DATA BLOCK:
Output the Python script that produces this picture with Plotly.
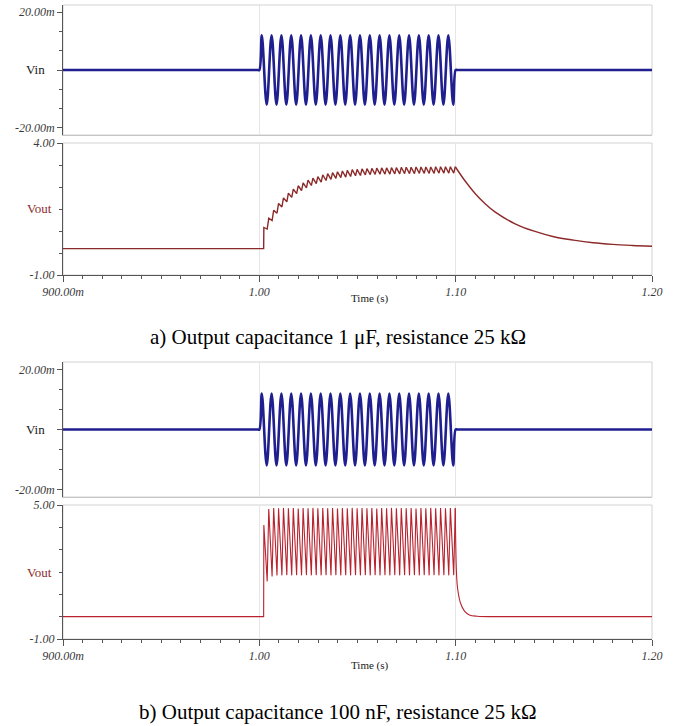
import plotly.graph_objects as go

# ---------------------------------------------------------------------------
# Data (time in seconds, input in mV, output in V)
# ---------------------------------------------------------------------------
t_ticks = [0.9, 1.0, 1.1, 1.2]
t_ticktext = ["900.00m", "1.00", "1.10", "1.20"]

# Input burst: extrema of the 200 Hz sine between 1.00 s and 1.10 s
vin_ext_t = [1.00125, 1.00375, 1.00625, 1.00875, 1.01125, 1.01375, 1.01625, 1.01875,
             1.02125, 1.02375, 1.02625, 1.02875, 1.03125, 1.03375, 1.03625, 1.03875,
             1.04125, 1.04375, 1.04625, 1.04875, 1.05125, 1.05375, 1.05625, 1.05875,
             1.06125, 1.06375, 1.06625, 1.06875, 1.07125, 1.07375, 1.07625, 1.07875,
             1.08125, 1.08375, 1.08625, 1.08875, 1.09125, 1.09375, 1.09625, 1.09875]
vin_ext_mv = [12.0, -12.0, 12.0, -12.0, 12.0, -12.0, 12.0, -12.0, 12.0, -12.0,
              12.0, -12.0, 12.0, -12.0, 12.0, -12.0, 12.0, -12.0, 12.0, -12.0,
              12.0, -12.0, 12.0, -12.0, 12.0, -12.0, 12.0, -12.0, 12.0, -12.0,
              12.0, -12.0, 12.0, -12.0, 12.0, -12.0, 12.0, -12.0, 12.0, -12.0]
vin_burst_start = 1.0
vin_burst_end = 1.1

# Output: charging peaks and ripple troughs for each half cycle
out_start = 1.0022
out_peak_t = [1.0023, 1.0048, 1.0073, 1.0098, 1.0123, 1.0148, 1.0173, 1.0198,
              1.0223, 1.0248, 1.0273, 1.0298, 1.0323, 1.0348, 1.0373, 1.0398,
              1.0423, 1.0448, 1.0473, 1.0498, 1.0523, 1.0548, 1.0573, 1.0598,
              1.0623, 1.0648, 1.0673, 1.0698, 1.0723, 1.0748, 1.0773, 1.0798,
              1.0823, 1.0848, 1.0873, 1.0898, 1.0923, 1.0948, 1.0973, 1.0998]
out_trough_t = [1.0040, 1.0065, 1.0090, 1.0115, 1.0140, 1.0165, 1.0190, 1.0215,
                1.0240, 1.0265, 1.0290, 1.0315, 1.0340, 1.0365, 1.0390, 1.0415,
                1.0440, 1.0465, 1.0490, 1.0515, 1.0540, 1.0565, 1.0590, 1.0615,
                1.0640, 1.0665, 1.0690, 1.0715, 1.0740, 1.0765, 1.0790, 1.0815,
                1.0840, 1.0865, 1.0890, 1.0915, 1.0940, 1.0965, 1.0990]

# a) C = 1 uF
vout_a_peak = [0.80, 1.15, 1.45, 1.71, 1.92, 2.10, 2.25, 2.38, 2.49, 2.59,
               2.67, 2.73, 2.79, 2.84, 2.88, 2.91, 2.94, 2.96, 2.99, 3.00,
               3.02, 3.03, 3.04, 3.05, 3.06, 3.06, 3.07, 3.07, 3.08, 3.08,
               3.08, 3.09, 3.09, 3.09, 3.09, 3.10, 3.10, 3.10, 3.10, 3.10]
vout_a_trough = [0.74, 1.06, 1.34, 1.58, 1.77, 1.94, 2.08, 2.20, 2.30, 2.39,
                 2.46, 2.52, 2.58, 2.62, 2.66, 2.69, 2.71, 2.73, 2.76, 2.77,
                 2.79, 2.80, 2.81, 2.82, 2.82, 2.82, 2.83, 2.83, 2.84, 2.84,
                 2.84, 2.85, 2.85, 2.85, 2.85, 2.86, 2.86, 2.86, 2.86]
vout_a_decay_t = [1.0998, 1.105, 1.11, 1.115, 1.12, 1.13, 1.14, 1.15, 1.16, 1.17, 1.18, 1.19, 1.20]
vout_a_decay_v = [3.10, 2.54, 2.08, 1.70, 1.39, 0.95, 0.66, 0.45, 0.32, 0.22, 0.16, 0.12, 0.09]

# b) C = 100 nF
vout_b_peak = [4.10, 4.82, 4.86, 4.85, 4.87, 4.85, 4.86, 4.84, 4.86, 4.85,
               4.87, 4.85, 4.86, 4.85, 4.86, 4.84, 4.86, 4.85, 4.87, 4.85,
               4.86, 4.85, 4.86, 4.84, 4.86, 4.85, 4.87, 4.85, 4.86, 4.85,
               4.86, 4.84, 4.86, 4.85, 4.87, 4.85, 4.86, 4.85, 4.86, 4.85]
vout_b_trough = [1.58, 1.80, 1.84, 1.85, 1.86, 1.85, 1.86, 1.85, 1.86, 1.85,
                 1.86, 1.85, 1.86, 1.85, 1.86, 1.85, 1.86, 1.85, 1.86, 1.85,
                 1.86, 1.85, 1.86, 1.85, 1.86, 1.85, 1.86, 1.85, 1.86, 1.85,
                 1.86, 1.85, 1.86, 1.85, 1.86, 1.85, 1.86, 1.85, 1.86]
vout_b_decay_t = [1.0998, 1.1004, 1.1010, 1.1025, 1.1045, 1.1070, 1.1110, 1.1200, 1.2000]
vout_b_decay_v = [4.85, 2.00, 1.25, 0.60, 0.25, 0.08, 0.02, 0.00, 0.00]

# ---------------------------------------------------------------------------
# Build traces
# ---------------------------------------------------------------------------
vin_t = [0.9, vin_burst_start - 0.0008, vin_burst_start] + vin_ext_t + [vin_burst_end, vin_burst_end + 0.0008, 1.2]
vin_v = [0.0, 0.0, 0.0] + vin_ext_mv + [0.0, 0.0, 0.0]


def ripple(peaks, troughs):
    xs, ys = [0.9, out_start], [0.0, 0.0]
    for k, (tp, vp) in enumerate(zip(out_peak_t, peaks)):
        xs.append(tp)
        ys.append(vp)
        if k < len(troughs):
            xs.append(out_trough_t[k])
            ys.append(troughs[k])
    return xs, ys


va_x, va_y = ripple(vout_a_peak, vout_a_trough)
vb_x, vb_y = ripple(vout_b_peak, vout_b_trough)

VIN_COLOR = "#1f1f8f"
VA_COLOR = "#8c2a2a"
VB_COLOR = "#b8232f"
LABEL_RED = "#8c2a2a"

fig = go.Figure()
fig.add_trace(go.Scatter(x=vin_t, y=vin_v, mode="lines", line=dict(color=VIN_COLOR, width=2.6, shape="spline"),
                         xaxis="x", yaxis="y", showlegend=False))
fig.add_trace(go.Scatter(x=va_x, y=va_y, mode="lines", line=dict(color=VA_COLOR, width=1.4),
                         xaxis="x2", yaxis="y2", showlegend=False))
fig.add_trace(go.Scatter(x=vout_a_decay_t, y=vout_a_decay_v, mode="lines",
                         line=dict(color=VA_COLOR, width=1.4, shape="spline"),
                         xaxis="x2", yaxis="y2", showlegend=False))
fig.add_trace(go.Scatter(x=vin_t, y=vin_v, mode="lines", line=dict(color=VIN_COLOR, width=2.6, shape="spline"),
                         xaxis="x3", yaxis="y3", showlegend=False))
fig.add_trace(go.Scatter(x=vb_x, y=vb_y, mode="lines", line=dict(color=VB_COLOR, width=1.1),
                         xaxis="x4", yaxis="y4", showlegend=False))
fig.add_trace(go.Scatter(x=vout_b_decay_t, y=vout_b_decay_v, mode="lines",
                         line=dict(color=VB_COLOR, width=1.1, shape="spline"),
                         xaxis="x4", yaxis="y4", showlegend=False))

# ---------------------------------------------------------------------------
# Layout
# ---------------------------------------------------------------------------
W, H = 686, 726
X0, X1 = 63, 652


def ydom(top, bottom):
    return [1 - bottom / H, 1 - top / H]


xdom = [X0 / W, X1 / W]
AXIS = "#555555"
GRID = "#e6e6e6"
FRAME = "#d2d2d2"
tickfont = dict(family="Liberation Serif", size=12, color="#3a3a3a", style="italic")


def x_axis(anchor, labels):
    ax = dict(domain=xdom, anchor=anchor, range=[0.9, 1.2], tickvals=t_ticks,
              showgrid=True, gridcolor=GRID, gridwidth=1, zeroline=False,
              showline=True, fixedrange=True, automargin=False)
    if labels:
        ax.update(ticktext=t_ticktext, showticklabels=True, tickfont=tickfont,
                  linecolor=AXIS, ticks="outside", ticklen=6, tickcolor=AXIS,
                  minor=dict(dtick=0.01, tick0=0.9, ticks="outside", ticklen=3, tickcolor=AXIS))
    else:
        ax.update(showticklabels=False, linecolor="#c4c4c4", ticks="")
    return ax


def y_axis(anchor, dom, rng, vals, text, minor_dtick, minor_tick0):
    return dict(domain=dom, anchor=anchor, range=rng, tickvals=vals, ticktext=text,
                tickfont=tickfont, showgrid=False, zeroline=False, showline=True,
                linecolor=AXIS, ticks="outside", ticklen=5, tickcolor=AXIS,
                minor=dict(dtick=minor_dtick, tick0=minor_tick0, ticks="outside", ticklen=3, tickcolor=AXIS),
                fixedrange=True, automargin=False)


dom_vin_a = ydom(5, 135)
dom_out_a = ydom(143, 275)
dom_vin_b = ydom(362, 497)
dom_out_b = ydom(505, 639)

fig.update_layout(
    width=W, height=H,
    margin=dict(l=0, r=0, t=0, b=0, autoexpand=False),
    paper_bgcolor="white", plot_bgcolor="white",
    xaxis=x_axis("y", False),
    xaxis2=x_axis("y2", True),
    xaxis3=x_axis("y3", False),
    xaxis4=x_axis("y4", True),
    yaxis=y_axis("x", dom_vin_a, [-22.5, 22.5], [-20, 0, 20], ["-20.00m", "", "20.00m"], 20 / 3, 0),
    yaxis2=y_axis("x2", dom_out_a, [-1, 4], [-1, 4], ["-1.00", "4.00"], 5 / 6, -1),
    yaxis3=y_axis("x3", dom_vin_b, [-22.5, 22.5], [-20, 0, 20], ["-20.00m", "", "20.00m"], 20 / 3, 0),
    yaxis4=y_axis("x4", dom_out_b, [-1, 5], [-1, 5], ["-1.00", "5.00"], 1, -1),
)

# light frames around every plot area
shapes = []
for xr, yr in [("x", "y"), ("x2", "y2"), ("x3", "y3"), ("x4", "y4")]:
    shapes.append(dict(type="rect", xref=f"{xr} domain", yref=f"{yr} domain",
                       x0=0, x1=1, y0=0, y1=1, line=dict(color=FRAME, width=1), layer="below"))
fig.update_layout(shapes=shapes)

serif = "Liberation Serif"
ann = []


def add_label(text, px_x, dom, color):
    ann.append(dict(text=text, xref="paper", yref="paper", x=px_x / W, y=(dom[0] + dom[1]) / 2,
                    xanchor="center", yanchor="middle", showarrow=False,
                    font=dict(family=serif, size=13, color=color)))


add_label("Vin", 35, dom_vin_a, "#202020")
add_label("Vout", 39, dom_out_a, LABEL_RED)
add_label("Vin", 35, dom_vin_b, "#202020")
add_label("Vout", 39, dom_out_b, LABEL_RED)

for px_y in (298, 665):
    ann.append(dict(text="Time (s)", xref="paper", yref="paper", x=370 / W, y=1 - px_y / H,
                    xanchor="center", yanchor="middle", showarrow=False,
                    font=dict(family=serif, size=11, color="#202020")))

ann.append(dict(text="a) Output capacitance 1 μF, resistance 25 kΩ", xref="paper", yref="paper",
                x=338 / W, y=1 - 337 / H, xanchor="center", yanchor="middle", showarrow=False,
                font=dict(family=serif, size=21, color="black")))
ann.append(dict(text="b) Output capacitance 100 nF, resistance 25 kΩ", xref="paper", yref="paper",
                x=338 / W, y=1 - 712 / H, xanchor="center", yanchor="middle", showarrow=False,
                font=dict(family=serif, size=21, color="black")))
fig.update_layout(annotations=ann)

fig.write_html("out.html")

AIM: Write out again exactly the lines from the start of the data above through the line containing "import plotly.graph_objects as go", inclusive, excluding any pictures.

WRITTEN ANSWER:
Output the Python script that produces this picture with Plotly.
import plotly.graph_objects as go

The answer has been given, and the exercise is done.